• [DATASET EXTRACT]
******************************
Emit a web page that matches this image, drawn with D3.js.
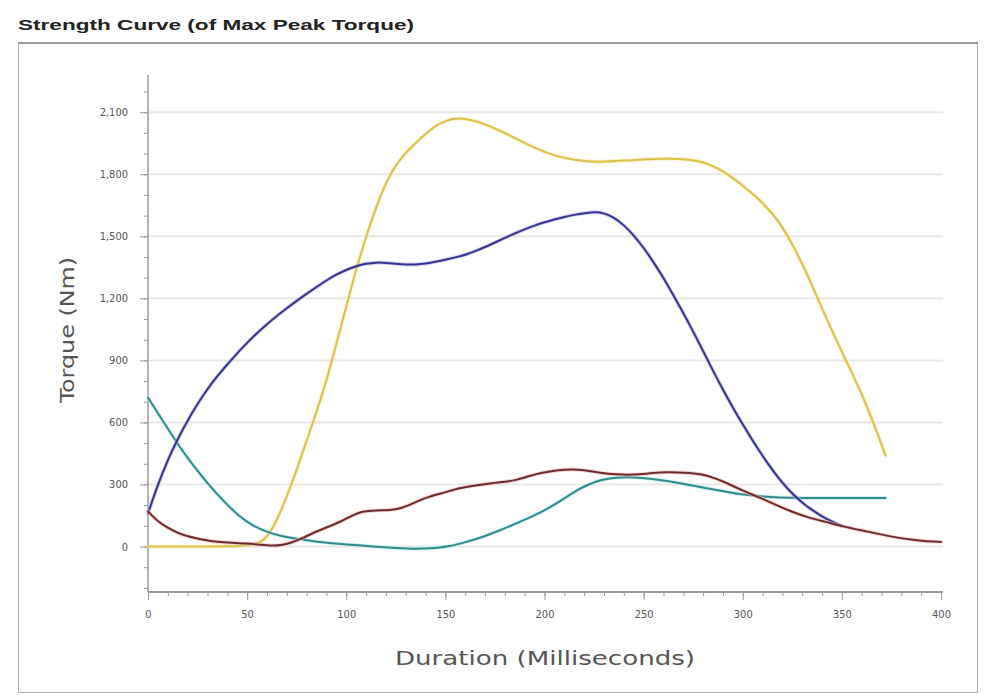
<!DOCTYPE html>
<html><head><meta charset="utf-8">
<script src="https://cdn.jsdelivr.net/npm/d3@7"></script>
<style>body{margin:0;background:#fff;} svg{display:block;}</style>
</head><body>
<svg id="chart" width="990" height="695"></svg>
<script>
const chartTitle = "Strength Curve (of Max Peak Torque)";
const xTitle = "Duration (Milliseconds)";
const yTitle = "Torque (Nm)";
const xTicks = [0,50,100,150,200,250,300,350,400];
const yTicks = [0,300,600,900,1200,1500,1800,2100];

const yellowSeries = [[0,0],[20,0],[40,0],[52,5],[58,25],[62,70],[66,150],[70,240],[75,370],[80,510],[85,650],[90,800],[95,980],[100,1160],[105,1340],[110,1500],[115,1640],[120,1760],[125,1845],[130,1905],[135,1950],[140,1995],[145,2035],[150,2060],[157,2075],[165,2058],[172,2035],[180,2000],[188,1960],[195,1928],[202,1900],[210,1878],[220,1862],[230,1860],[240,1866],[250,1872],[260,1876],[268,1875],[275,1868],[280,1858],[285,1840],[290,1815],[295,1782],[300,1745],[305,1705],[310,1662],[315,1610],[320,1545],[325,1462],[330,1368],[335,1262],[340,1150],[345,1045],[350,940],[355,842],[360,738],[365,622],[370,494],[372,440]];
const blueSeries = [[0,160],[5,300],[10,420],[15,520],[20,610],[25,690],[30,762],[35,825],[40,880],[45,935],[50,985],[55,1032],[60,1075],[65,1115],[70,1152],[75,1188],[80,1222],[85,1255],[90,1287],[95,1315],[100,1338],[105,1356],[110,1368],[115,1374],[120,1372],[125,1367],[130,1363],[135,1363],[140,1368],[145,1376],[150,1387],[155,1398],[160,1410],[165,1428],[170,1448],[175,1470],[180,1492],[185,1514],[190,1534],[195,1552],[200,1568],[205,1582],[210,1594],[215,1604],[220,1612],[226,1618],[230,1612],[235,1592],[240,1555],[245,1505],[250,1445],[255,1375],[260,1300],[265,1215],[270,1130],[275,1040],[280,945],[285,850],[290,758],[295,672],[300,590],[305,512],[310,438],[315,370],[320,307],[325,255],[330,212],[335,176],[340,145],[345,120],[350,100]];
const cyanSeries = [[0,720],[8,600],[16,480],[23,390],[30,305],[38,220],[46,145],[53,100],[60,70],[67,50],[73,40],[82,28],[90,18],[100,10],[114,0],[125,-8],[135,-13],[145,-8],[152,0],[160,20],[169,46],[178,80],[186,113],[195,150],[203,190],[210,232],[216,270],[222,300],[228,322],[236,335],[245,336],[256,325],[268,307],[278,288],[290,268],[300,250],[312,240],[325,235],[340,235],[355,235],[372,235]];
const redSeries = [[0,170],[5,120],[10,90],[15,65],[21,46],[28,32],[35,22],[42,18],[50,15],[57,8],[63,3],[68,8],[72,17],[78,40],[83,65],[90,92],[97,119],[103,150],[108,170],[115,176],[122,174],[128,185],[134,210],[141,240],[150,262],[157,283],[165,295],[174,307],[180,312],[186,322],[192,340],[198,356],[206,368],[214,375],[221,368],[228,356],[236,348],[245,346],[253,354],[262,360],[270,358],[280,350],[286,330],[292,307],[300,270],[309,235],[317,200],[325,167],[333,140],[342,119],[350,98],[359,80],[368,62],[376,46],[385,33],[393,25],[400,22]];

const series = [
  {data: yellowSeries, color: "#dcc04a", halo: "#f6eab0"},
  {data: cyanSeries, color: "#2f8a8a", halo: "#bdeeee"},
  {data: blueSeries, color: "#34348e", halo: "#b8b8e6"},
  {data: redSeries, color: "#6e2a2a", halo: "#f0c0c0"}
];

const svg = d3.select("#chart");
const font = "Tahoma, 'DejaVu Sans Condensed', 'DejaVu Sans', sans-serif";

// title
svg.append("text").attr("x", 18).attr("y", 30)
  .attr("font-family", "'Liberation Sans', Arial, sans-serif").attr("font-weight", "bold")
  .attr("font-size", 15).attr("fill", "#222")
  .attr("textLength", 396).attr("lengthAdjust", "spacingAndGlyphs")
  .text(chartTitle);

// frame
svg.append("rect").attr("x", 18.5).attr("y", 42.5).attr("width", 959).attr("height", 650)
  .attr("fill", "#fff").attr("stroke", "#b0b0b0").attr("stroke-width", 1);
svg.append("line").attr("x1", 18).attr("x2", 978).attr("y1", 43).attr("y2", 43)
  .attr("stroke", "#999").attr("stroke-width", 2);

const x = d3.scaleLinear().domain([0, 400]).range([148, 941]);
const y = d3.scaleLinear().domain([-220, 2280]).range([592, 75]);

// gridlines
svg.append("g").selectAll("line").data(yTicks).join("line")
  .attr("x1", 149).attr("x2", 943)
  .attr("y1", d => y(d)).attr("y2", d => y(d))
  .attr("stroke", "#e8e8e8").attr("stroke-width", 2);

// y axis
const yMinor = d3.range(-200, 2300, 100);
const yAxisG = svg.append("g").attr("transform", "translate(148,0)");
yAxisG.call(d3.axisLeft(y).tickValues(yMinor).tickSize(4).tickFormat(""));
yAxisG.append("g").call(d3.axisLeft(y).tickValues(yTicks).tickSize(8).tickPadding(12).tickFormat(d3.format(",")));
yAxisG.selectAll("path").attr("stroke", "#9a9a9a").attr("d", `M0,${y.range()[1]}V${y.range()[0]}`);
yAxisG.selectAll("line").attr("stroke", "#9a9a9a");
yAxisG.selectAll("text").attr("font-family", font).attr("font-size", 11).attr("fill", "#555");

// x axis
const xMinor = d3.range(0, 401, 10);
const xAxisG = svg.append("g").attr("transform", "translate(0,592)");
xAxisG.call(d3.axisBottom(x).tickValues(xMinor).tickSize(4).tickFormat(""));
xAxisG.append("g").call(d3.axisBottom(x).tickValues(xTicks).tickSize(8).tickPadding(10).tickFormat(d3.format("d")));
xAxisG.selectAll("path").attr("stroke", "#9a9a9a").attr("stroke-width", 2).attr("d", `M${x.range()[0]},0H943`);
xAxisG.selectAll("line").attr("stroke", "#9a9a9a");
xAxisG.selectAll("text").attr("font-family", font).attr("font-size", 11).attr("fill", "#555");

// axis titles
svg.append("text").attr("x", 545).attr("y", 665).attr("text-anchor", "middle")
  .attr("font-family", font).attr("font-size", 19).attr("fill", "#555")
  .attr("textLength", 300).attr("lengthAdjust", "spacingAndGlyphs")
  .text(xTitle);
svg.append("text").attr("transform", "translate(74,330) rotate(-90)").attr("text-anchor", "middle")
  .attr("font-family", font).attr("font-size", 19).attr("fill", "#555")
  .attr("textLength", 146).attr("lengthAdjust", "spacingAndGlyphs")
  .text(yTitle);

// lines
const line = d3.line().x(d => x(d[0])).y(d => y(d[1])).curve(d3.curveBasis);
const lg = svg.append("g");
series.forEach(s => {
  lg.append("path").attr("d", line(s.data)).attr("fill", "none")
    .attr("stroke", s.halo).attr("stroke-width", 4).attr("stroke-opacity", 0.6)
    .attr("stroke-linejoin", "round").attr("stroke-linecap", "round");
  lg.append("path").attr("d", line(s.data)).attr("fill", "none")
    .attr("stroke", s.color).attr("stroke-width", 2)
    .attr("stroke-linejoin", "round").attr("stroke-linecap", "round");
});
</script>
</body></html>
******************************
• [DIRECTION]
Reproduce all of the data exactly; the pictures do not belong in the copy.

• [SOLUTION FOR THIS PROBLEM]
Emit a web page that matches this image, drawn with D3.js.
<!DOCTYPE html>
<html><head><meta charset="utf-8">
<script src="https://cdn.jsdelivr.net/npm/d3@7"></script>
<style>body{margin:0;background:#fff;} svg{display:block;}</style>
</head><body>
<svg id="chart" width="990" height="695"></svg>
<script>
const chartTitle = "Strength Curve (of Max Peak Torque)";
const xTitle = "Duration (Milliseconds)";
const yTitle = "Torque (Nm)";
const xTicks = [0,50,100,150,200,250,300,350,400];
const yTicks = [0,300,600,900,1200,1500,1800,2100];

const yellowSeries = [[0,0],[20,0],[40,0],[52,5],[58,25],[62,70],[66,150],[70,240],[75,370],[80,510],[85,650],[90,800],[95,980],[100,1160],[105,1340],[110,1500],[115,1640],[120,1760],[125,1845],[130,1905],[135,1950],[140,1995],[145,2035],[150,2060],[157,2075],[165,2058],[172,2035],[180,2000],[188,1960],[195,1928],[202,1900],[210,1878],[220,1862],[230,1860],[240,1866],[250,1872],[260,1876],[268,1875],[275,1868],[280,1858],[285,1840],[290,1815],[295,1782],[300,1745],[305,1705],[310,1662],[315,1610],[320,1545],[325,1462],[330,1368],[335,1262],[340,1150],[345,1045],[350,940],[355,842],[360,738],[365,622],[370,494],[372,440]];
const blueSeries = [[0,160],[5,300],[10,420],[15,520],[20,610],[25,690],[30,762],[35,825],[40,880],[45,935],[50,985],[55,1032],[60,1075],[65,1115],[70,1152],[75,1188],[80,1222],[85,1255],[90,1287],[95,1315],[100,1338],[105,1356],[110,1368],[115,1374],[120,1372],[125,1367],[130,1363],[135,1363],[140,1368],[145,1376],[150,1387],[155,1398],[160,1410],[165,1428],[170,1448],[175,1470],[180,1492],[185,1514],[190,1534],[195,1552],[200,1568],[205,1582],[210,1594],[215,1604],[220,1612],[226,1618],[230,1612],[235,1592],[240,1555],[245,1505],[250,1445],[255,1375],[260,1300],[265,1215],[270,1130],[275,1040],[280,945],[285,850],[290,758],[295,672],[300,590],[305,512],[310,438],[315,370],[320,307],[325,255],[330,212],[335,176],[340,145],[345,120],[350,100]];
const cyanSeries = [[0,720],[8,600],[16,480],[23,390],[30,305],[38,220],[46,145],[53,100],[60,70],[67,50],[73,40],[82,28],[90,18],[100,10],[114,0],[125,-8],[135,-13],[145,-8],[152,0],[160,20],[169,46],[178,80],[186,113],[195,150],[203,190],[210,232],[216,270],[222,300],[228,322],[236,335],[245,336],[256,325],[268,307],[278,288],[290,268],[300,250],[312,240],[325,235],[340,235],[355,235],[372,235]];
const redSeries = [[0,170],[5,120],[10,90],[15,65],[21,46],[28,32],[35,22],[42,18],[50,15],[57,8],[63,3],[68,8],[72,17],[78,40],[83,65],[90,92],[97,119],[103,150],[108,170],[115,176],[122,174],[128,185],[134,210],[141,240],[150,262],[157,283],[165,295],[174,307],[180,312],[186,322],[192,340],[198,356],[206,368],[214,375],[221,368],[228,356],[236,348],[245,346],[253,354],[262,360],[270,358],[280,350],[286,330],[292,307],[300,270],[309,235],[317,200],[325,167],[333,140],[342,119],[350,98],[359,80],[368,62],[376,46],[385,33],[393,25],[400,22]];

const series = [
  {data: yellowSeries, color: "#dcc04a", halo: "#f6eab0"},
  {data: cyanSeries, color: "#2f8a8a", halo: "#bdeeee"},
  {data: blueSeries, color: "#34348e", halo: "#b8b8e6"},
  {data: redSeries, color: "#6e2a2a", halo: "#f0c0c0"}
];

const svg = d3.select("#chart");
const font = "Tahoma, 'DejaVu Sans Condensed', 'DejaVu Sans', sans-serif";

// title
svg.append("text").attr("x", 18).attr("y", 30)
  .attr("font-family", "'Liberation Sans', Arial, sans-serif").attr("font-weight", "bold")
  .attr("font-size", 15).attr("fill", "#222")
  .attr("textLength", 396).attr("lengthAdjust", "spacingAndGlyphs")
  .text(chartTitle);

// frame
svg.append("rect").attr("x", 18.5).attr("y", 42.5).attr("width", 959).attr("height", 650)
  .attr("fill", "#fff").attr("stroke", "#b0b0b0").attr("stroke-width", 1);
svg.append("line").attr("x1", 18).attr("x2", 978).attr("y1", 43).attr("y2", 43)
  .attr("stroke", "#999").attr("stroke-width", 2);

const x = d3.scaleLinear().domain([0, 400]).range([148, 941]);
const y = d3.scaleLinear().domain([-220, 2280]).range([592, 75]);

// gridlines
svg.append("g").selectAll("line").data(yTicks).join("line")
  .attr("x1", 149).attr("x2", 943)
  .attr("y1", d => y(d)).attr("y2", d => y(d))
  .attr("stroke", "#e8e8e8").attr("stroke-width", 2);

// y axis
const yMinor = d3.range(-200, 2300, 100);
const yAxisG = svg.append("g").attr("transform", "translate(148,0)");
yAxisG.call(d3.axisLeft(y).tickValues(yMinor).tickSize(4).tickFormat(""));
yAxisG.append("g").call(d3.axisLeft(y).tickValues(yTicks).tickSize(8).tickPadding(12).tickFormat(d3.format(",")));
yAxisG.selectAll("path").attr("stroke", "#9a9a9a").attr("d", `M0,${y.range()[1]}V${y.range()[0]}`);
yAxisG.selectAll("line").attr("stroke", "#9a9a9a");
yAxisG.selectAll("text").attr("font-family", font).attr("font-size", 11).attr("fill", "#555");

// x axis
const xMinor = d3.range(0, 401, 10);
const xAxisG = svg.append("g").attr("transform", "translate(0,592)");
xAxisG.call(d3.axisBottom(x).tickValues(xMinor).tickSize(4).tickFormat(""));
xAxisG.append("g").call(d3.axisBottom(x).tickValues(xTicks).tickSize(8).tickPadding(10).tickFormat(d3.format("d")));
xAxisG.selectAll("path").attr("stroke", "#9a9a9a").attr("stroke-width", 2).attr("d", `M${x.range()[0]},0H943`);
xAxisG.selectAll("line").attr("stroke", "#9a9a9a");
xAxisG.selectAll("text").attr("font-family", font).attr("font-size", 11).attr("fill", "#555");

// axis titles
svg.append("text").attr("x", 545).attr("y", 665).attr("text-anchor", "middle")
  .attr("font-family", font).attr("font-size", 19).attr("fill", "#555")
  .attr("textLength", 300).attr("lengthAdjust", "spacingAndGlyphs")
  .text(xTitle);
svg.append("text").attr("transform", "translate(74,330) rotate(-90)").attr("text-anchor", "middle")
  .attr("font-family", font).attr("font-size", 19).attr("fill", "#555")
  .attr("textLength", 146).attr("lengthAdjust", "spacingAndGlyphs")
  .text(yTitle);

// lines
const line = d3.line().x(d => x(d[0])).y(d => y(d[1])).curve(d3.curveBasis);
const lg = svg.append("g");
series.forEach(s => {
  lg.append("path").attr("d", line(s.data)).attr("fill", "none")
    .attr("stroke", s.halo).attr("stroke-width", 4).attr("stroke-opacity", 0.6)
    .attr("stroke-linejoin", "round").attr("stroke-linecap", "round");
  lg.append("path").attr("d", line(s.data)).attr("fill", "none")
    .attr("stroke", s.color).attr("stroke-width", 2)
    .attr("stroke-linejoin", "round").attr("stroke-linecap", "round");
});
</script>
</body></html>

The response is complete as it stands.